North End “Historic” Sign →
Perhaps some neighborhoods should find other forms of flattery besides imitation when it comes to those decorative neighborhood signs that are popping up around various city thoroughfares. The very attractive neighborhood signs scattered about the Historic East End has been copied in at least one other neighborhood on the North End. Actually, there is only one sign on the North End that is the identical match of the artistic East End signs: it is standing on the corner of 10th Ave. and Garfield and it reads "Historic Buena Vista School" on one side and "10th Avenue North" on the other side.

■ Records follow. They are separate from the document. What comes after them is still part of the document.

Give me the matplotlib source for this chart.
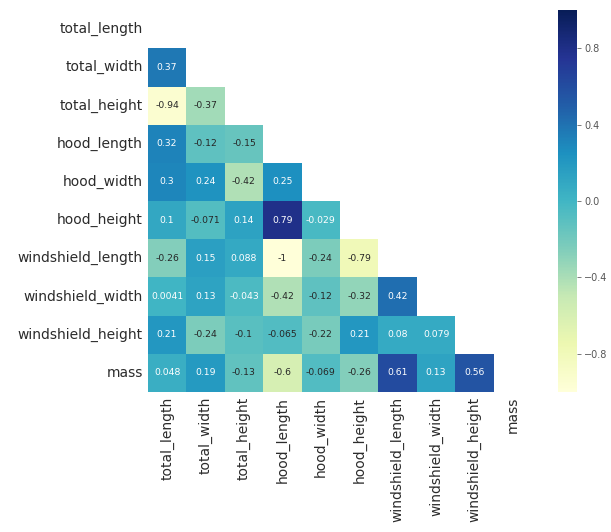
import numpy as np
import pandas as pd
import matplotlib
matplotlib.use("Agg")
import matplotlib.pyplot as plt
import seaborn as sns

cols = ["total_length", "total_width", "total_height", "hood_length", "hood_width",
        "hood_height", "windshield_length", "windshield_width", "windshield_height", "mass"]

# lower triangle of the correlation matrix, row by row
lower = [
    [],
    [0.37],
    [-0.94, -0.37],
    [0.32, -0.12, -0.15],
    [0.3, 0.24, -0.42, 0.25],
    [0.1, -0.071, 0.14, 0.79, -0.029],
    [-0.26, 0.15, 0.088, -1, -0.24, -0.79],
    [0.0041, 0.13, -0.043, -0.42, -0.12, -0.32, 0.42],
    [0.21, -0.24, -0.1, -0.065, -0.22, 0.21, 0.08, 0.079],
    [0.048, 0.19, -0.13, -0.6, -0.069, -0.26, 0.61, 0.13, 0.56],
]

n = len(cols)
corr = np.eye(n)
for i, row in enumerate(lower):
    for j, v in enumerate(row):
        corr[i, j] = v
        corr[j, i] = v
corr = pd.DataFrame(corr, index=cols, columns=cols)
mask = np.triu(np.ones_like(corr, dtype=bool))

fig = plt.figure(figsize=(6.11, 5.32), dpi=100)
ax = fig.add_axes([0.242, 0.263, 0.629, 0.718])
cax = fig.add_axes([0.914, 0.263, 0.031, 0.718])

sns.heatmap(corr, mask=mask, cmap="YlGnBu", vmin=-1, vmax=1, annot=True,
            annot_kws={"fontsize": 6.7}, ax=ax, cbar_ax=cax)

ax.tick_params(length=0, labelsize=10, labelcolor="#2b2b2b")
plt.setp(ax.get_xticklabels(), rotation=90)
plt.setp(ax.get_yticklabels(), rotation=0)
cax.set_yticks([-0.8, -0.4, 0.0, 0.4, 0.8])
cax.tick_params(labelsize=7, length=3, width=0.6, pad=2, color="#666666", labelcolor="#555555")

fig.savefig("out.png", dpi=100)
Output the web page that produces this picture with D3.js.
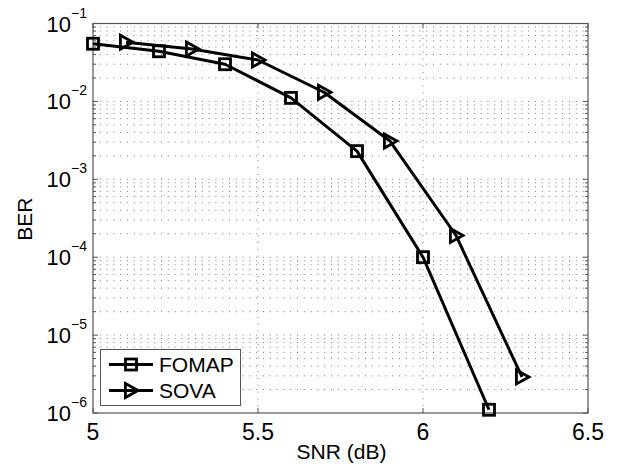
<!DOCTYPE html>
<html>
<head>
<meta charset="utf-8">
<script src="https://cdn.jsdelivr.net/npm/d3@7/dist/d3.min.js"></script>
<style>
  html, body { margin: 0; padding: 0; background: #fff; }
  svg { display: block; font-family: "Liberation Sans", Arial, Helvetica, sans-serif; }
</style>
</head>
<body>
<svg id="chart" width="618" height="470"></svg>
<script>
// BER curves for the two decoders
const fomapSnr = [5.0, 5.2, 5.4, 5.6, 5.8, 6.0, 6.2];
const fomapBer = [0.055, 0.044, 0.030, 0.0111, 0.0023, 0.0001, 0.0000011];
const sovaSnr  = [5.1, 5.3, 5.5, 5.7, 5.9, 6.1, 6.3];
const sovaBer  = [0.0575, 0.047, 0.034, 0.0131, 0.0031, 0.00019, 0.0000029];
const xTicks = [5, 5.5, 6, 6.5];
const xTickLabels = ["5", "5.5", "6", "6.5"];
const yExponents = [-1, -2, -3, -4, -5, -6];
const seriesNames = ["FOMAP", "SOVA"];

(function () {
const svg = d3.select("#chart");
const pLeft = 93, pRight = 588, pTop = 23.5, pBottom = 413;

const x = d3.scaleLinear().domain([5, 6.5]).range([pLeft, pRight]);
const y = d3.scaleLog().domain([1e-6, 1e-1]).range([pBottom, pTop]);

// grid lines (dotted), decades plus minor 2..9
const gridG = svg.append("g");
const yGrid = [];
for (let e = -6; e < -1; e++) {
  for (let m = 1; m <= 9; m++) yGrid.push(m * Math.pow(10, e));
}
gridG.selectAll("line.h").data(yGrid.filter(v => v > 1e-6 && v < 1e-1)).enter()
  .append("line")
  .attr("x1", pLeft).attr("x2", pRight)
  .attr("y1", d => y(d)).attr("y2", d => y(d))
  .attr("stroke", "#7a7a7a").attr("stroke-width", 1)
  .attr("stroke-dasharray", "1,5.8");
gridG.selectAll("line.v").data(xTicks.slice(1, -1)).enter()
  .append("line")
  .attr("x1", d => x(d)).attr("x2", d => x(d))
  .attr("y1", pBottom).attr("y2", pTop)
  .attr("stroke", "#7a7a7a").attr("stroke-width", 1)
  .attr("stroke-dasharray", "1,5.8");

// axes box
svg.append("rect")
  .attr("x", pLeft).attr("y", pTop)
  .attr("width", pRight - pLeft).attr("height", pBottom - pTop)
  .attr("fill", "none").attr("stroke", "#555").attr("stroke-width", 1.2);

// tick marks (inside)
const tickG = svg.append("g").attr("stroke", "#555").attr("stroke-width", 1);
xTicks.forEach(t => {
  tickG.append("line").attr("x1", x(t)).attr("x2", x(t)).attr("y1", pBottom).attr("y2", pBottom - 5);
  tickG.append("line").attr("x1", x(t)).attr("x2", x(t)).attr("y1", pTop).attr("y2", pTop + 5);
});
yGrid.concat([1e-1]).forEach(v => {
  const isMajor = Math.abs(Math.log10(v) - Math.round(Math.log10(v))) < 1e-9;
  const len = isMajor ? 5 : 3;
  tickG.append("line").attr("x1", pLeft).attr("x2", pLeft + len).attr("y1", y(v)).attr("y2", y(v));
  tickG.append("line").attr("x1", pRight).attr("x2", pRight - len).attr("y1", y(v)).attr("y2", y(v));
});

// x tick labels
svg.append("g").selectAll("text").data(xTicks).enter()
  .append("text")
  .attr("x", d => x(d)).attr("y", 440)
  .attr("text-anchor", "middle")
  .attr("font-size", 23).attr("fill", "#000")
  .text((d, i) => xTickLabels[i]);

// y tick labels as 10^e
yExponents.forEach(e => {
  const t = svg.append("text")
    .attr("x", 87).attr("y", y(Math.pow(10, e)) + 8)
    .attr("text-anchor", "end")
    .attr("font-size", 22).attr("fill", "#000");
  t.append("tspan").text("10");
  t.append("tspan").attr("dy", -14).attr("font-size", 14).text("\u2212" + Math.abs(e));
});

// axis labels
svg.append("text")
  .attr("x", (pLeft + pRight) / 2 + 1).attr("y", 459)
  .attr("text-anchor", "middle").attr("font-size", 21).text("SNR (dB)");
svg.append("text")
  .attr("transform", `translate(32,${(pTop + pBottom) / 2 + 1}) rotate(-90)`)
  .attr("text-anchor", "middle").attr("font-size", 21).text("BER");

// series
const line = d3.line().x(d => x(d[0])).y(d => y(d[1]));
const fomap = fomapSnr.map((s, i) => [s, fomapBer[i]]);
const sova = sovaSnr.map((s, i) => [s, sovaBer[i]]);

const plotG = svg.append("g");
[fomap, sova].forEach(data => {
  plotG.append("path").datum(data).attr("d", line)
    .attr("fill", "none").attr("stroke", "#000").attr("stroke-width", 3)
    .attr("stroke-linejoin", "round");
});

function squareMarker(g, cx, cy) {
  g.append("rect").attr("x", cx - 5.5).attr("y", cy - 5.5)
    .attr("width", 11).attr("height", 11)
    .attr("fill", "none").attr("stroke", "#000").attr("stroke-width", 2.8);
}
function triMarker(g, cx, cy) {
  const s = 7;
  g.append("path")
    .attr("d", `M${cx - s * 0.8},${cy - s} L${cx + s * 1.0},${cy} L${cx - s * 0.8},${cy + s} Z`)
    .attr("fill", "none").attr("stroke", "#000").attr("stroke-width", 2.8)
    .attr("stroke-linejoin", "miter");
}
fomap.forEach(d => squareMarker(plotG, x(d[0]), y(d[1])));
sova.forEach(d => triMarker(plotG, x(d[0]), y(d[1])));

// legend
const lg = svg.append("g");
lg.append("rect").attr("x", 100.5).attr("y", 349.5).attr("width", 140).attr("height", 56)
  .attr("fill", "#fff").attr("stroke", "#555").attr("stroke-width", 1);
const legendRows = [364.5, 390.5];
seriesNames.forEach((name, i) => {
  const ly = legendRows[i];
  lg.append("line").attr("x1", 109).attr("x2", 153).attr("y1", ly).attr("y2", ly)
    .attr("stroke", "#000").attr("stroke-width", 3);
  if (i === 0) squareMarker(lg, 131, ly); else triMarker(lg, 131, ly);
  lg.append("text").attr("x", 159).attr("y", ly + 7.5)
    .attr("font-size", 21).attr("fill", "#000").text(name);
});
})();
</script>
</body>
</html>
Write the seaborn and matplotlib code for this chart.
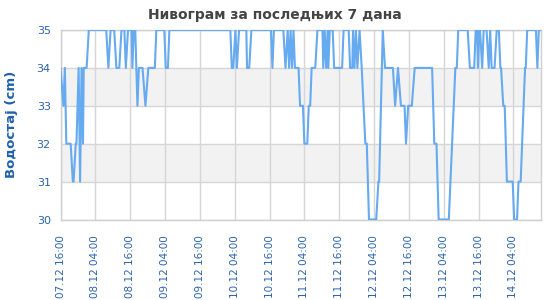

One of the things we discussed (at a very preliminary level) at the CAC meeting this past Tuesday was the possibility of funding decorative neighborhood signs as other neighborhoods like the East End and Edgefield have. When I pointed out that another North End neighborhood seems to have copied the East End, the community planner told the group that the single North End sign was controversial because the person (artist?) who created the East End signs has reserved rights on them.
Now I can understand a trademark for a title like "Historic East End" that goes on the signs, but I have some question as to whether the style and materials of the East End signs are themselves trademarked. There is no trademark notice on the East End signs. I can find no evidence of a sign trademark on the Historic East End website. Besides, trademarking a style of sign would be sort of like reserving rights to a wrought iron fence or the gothic cut of pickets in a stockade fence, would it not? If someone connected with Historic Buena Vista school was able to have a sign created by professionals that looks almost exactly like the East End signs, wouldn't it stand to reason that such a sign was available on the open market?
Copying the style of East End's signs may be bad form, but is it really illegal?